A lengthy single-player campaign gets off to a worrying start, too, as you trek through a few too many soulless environments while unintentionally-comedic civilians run around looking terrified as weak, tinny screaming effects play out awkwardly in the background. The momentum of the campaign picks up dramatically, however, after you’re forced to plod through a hidden Russian outpost buried in snowfields, and the end chunk vastly outshines what’s come before.
But the real problem is that Future Soldier is a conflicted campaign, and it’s never quite clear what it’s looking to accomplish. There’s a tangible sense that Ubisoft doesn’t even know what it wants the game to be, fighting a war on two fronts as it attempts to both out-stealth and out-action a whole cache of other competing titles. This lack of clarity ensures the muddled set-pieces never quite play out with the right sparkle, and that the stealth is never quite complex enough to really satisfy.
Ubisoft is a publisher that revels in the mechanics of game design, and its development houses are often two steps ahead of the competition when it comes to the medium’s next big tricks. Yet Future Soldier’s greatest flaw is that it never finds the right home for its myriad gameplay systems, cobbling together some excellent component parts into a confused whole.
Nowhere is a sense of stray, stumbling mechanics more noticeable than with Gunsmith, a fancy and elaborate way to customise the various bits and bobs of your weaponry. The range of customisation is certainly impressive, and you’re able to mix-and-match between a selection of triggers, magazines, barrels, gas systems, muzzles, stock, optics and paints. But Gunsmith is also exhaustive enough that Ubisoft is obviously terrified of it, shunting it behind some menus and having the campaign just recommend you items for each level anyway.
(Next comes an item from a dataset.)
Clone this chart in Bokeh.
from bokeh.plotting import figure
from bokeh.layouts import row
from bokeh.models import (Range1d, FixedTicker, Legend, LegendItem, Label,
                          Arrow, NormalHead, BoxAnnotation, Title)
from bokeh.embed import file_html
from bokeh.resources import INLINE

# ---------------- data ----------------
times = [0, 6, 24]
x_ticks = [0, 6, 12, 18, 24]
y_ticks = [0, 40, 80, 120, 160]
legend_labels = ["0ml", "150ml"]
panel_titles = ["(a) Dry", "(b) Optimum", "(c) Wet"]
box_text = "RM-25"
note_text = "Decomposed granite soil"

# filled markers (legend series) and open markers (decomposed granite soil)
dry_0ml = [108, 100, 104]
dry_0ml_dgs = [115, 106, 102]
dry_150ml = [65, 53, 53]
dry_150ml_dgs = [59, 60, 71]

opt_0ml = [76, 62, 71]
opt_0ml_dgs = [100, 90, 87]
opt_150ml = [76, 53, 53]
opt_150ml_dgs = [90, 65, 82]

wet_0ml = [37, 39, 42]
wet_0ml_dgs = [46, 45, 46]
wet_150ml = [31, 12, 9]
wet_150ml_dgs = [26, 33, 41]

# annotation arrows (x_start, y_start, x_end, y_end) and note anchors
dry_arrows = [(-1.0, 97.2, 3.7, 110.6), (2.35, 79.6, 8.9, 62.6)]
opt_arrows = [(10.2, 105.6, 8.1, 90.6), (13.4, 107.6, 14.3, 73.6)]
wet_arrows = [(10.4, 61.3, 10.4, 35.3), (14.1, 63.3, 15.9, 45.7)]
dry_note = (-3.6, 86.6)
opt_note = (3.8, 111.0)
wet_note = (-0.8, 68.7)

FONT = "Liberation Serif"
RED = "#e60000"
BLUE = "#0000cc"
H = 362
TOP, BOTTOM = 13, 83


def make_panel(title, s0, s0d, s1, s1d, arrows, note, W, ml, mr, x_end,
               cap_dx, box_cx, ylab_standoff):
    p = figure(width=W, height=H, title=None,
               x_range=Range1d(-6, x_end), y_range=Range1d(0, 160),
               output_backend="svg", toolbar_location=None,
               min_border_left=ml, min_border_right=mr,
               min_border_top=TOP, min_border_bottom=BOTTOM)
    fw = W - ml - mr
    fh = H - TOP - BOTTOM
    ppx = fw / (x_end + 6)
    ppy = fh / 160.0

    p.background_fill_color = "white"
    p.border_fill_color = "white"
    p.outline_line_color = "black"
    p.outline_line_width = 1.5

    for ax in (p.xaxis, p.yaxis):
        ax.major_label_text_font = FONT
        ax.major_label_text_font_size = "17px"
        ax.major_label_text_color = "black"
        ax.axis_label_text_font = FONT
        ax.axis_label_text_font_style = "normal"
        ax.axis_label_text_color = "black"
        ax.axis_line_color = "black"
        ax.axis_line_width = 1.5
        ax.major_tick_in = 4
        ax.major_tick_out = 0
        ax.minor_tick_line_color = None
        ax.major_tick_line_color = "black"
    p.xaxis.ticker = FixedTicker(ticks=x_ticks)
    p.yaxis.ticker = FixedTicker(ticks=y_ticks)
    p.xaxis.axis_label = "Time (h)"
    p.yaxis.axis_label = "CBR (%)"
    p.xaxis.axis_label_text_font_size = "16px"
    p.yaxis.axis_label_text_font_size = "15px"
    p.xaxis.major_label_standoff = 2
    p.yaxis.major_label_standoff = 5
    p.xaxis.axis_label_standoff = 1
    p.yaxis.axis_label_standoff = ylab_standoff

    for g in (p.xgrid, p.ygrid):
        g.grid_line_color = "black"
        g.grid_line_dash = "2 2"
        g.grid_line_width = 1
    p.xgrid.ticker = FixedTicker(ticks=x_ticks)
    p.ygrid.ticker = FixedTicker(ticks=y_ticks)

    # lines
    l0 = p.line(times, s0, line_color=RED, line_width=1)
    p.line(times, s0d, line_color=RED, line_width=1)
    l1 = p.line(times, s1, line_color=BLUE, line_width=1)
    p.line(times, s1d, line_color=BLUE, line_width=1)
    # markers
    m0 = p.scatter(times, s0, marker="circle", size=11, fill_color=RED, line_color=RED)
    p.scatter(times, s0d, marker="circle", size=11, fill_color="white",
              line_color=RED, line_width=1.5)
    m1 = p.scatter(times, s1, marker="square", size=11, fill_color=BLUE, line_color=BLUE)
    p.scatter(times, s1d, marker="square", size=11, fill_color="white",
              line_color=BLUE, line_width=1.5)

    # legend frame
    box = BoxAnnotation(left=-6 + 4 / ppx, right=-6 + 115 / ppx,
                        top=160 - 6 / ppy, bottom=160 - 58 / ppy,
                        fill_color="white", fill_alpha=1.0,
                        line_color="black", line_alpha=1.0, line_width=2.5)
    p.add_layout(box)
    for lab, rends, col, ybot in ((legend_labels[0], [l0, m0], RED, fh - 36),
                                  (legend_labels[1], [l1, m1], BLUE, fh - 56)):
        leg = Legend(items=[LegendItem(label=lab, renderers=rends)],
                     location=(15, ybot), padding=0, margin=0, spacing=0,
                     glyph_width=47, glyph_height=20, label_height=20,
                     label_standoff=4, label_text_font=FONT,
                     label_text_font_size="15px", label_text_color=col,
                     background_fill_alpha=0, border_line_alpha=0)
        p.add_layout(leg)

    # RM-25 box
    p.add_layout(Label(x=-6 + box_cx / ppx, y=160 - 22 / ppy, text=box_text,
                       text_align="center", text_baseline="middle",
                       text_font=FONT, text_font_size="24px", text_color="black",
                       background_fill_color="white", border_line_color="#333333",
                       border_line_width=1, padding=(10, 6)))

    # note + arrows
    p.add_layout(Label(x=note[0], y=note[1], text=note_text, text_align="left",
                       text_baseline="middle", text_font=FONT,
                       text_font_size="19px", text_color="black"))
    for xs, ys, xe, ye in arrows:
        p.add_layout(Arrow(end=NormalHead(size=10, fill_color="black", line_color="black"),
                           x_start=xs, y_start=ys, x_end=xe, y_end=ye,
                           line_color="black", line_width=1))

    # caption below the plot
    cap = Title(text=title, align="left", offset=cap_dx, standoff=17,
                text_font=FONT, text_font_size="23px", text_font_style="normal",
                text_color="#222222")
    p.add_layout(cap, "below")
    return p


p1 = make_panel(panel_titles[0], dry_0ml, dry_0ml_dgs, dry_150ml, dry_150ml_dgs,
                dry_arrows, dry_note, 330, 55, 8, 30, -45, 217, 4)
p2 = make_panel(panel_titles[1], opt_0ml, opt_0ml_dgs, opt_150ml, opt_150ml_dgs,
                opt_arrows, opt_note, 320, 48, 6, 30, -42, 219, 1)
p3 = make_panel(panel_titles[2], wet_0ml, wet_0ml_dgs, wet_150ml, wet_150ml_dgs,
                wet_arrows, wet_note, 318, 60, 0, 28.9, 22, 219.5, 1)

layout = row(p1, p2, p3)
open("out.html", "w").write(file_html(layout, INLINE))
Gunsmith might have more of a point in multiplayer, where players spend ages customising their loadouts in a quest for the perfect combination, though I imagine most people won’t be looking for much more than a decent scope. They’ll definitely need one, though, as Future Soldier’s adversarial modes play out slowly across small maps with exceeding long sight lines – a sniper’s playground, in other words.
There’s a noticeable intensity to these high-risk multiplayer brawls, spread out across 10 maps and four team-based modes. The most elaborate on offer is Decoy, which has a team of attackers blitzing three objectives, with one randomly assigned area being more important than the other – it’s an interesting idea, but one just a little bit too elaborate and unwieldy to properly take off. Far more successful are Siege and Saboteur, which riff off established game modes like Search & Destroy and one-flag CTF. Conflict, the game’s all-purpose mode, thrusts teams into a string of rolling objectives similar to Killzone’s Warzone. Rounding out the online options is Guerilla, a wave-based survival mode for four-players that plays out exactly like you expect it to.
Future Soldier multiplayer, much like its single-player campaign, can never really escape the fact it feels stitched together from other designs, and in doing so it gains scope and diversity at the cost of a clear, unified direction; it almost becomes more than the sum of its parts, but not quite. Regardless, its punishing arsenal and focus on strong teamwork will likely help it become a prime stomping ground for hardcore shooter fans over the summer period, and it certainly helps that the third-person genre is far less crowded than the first. It must also be said that the sensor grenade is probably the best anti-camper invention of all time.
While there’s enough to like about Future Soldier, it doesn’t quite live up to the pedigree of the series. Occasionally ambitious but ultimately too afraid to deviate from the genre’s well-worn formulas, Ghost Recon: Future Soldier feels like it’s stuck in the past.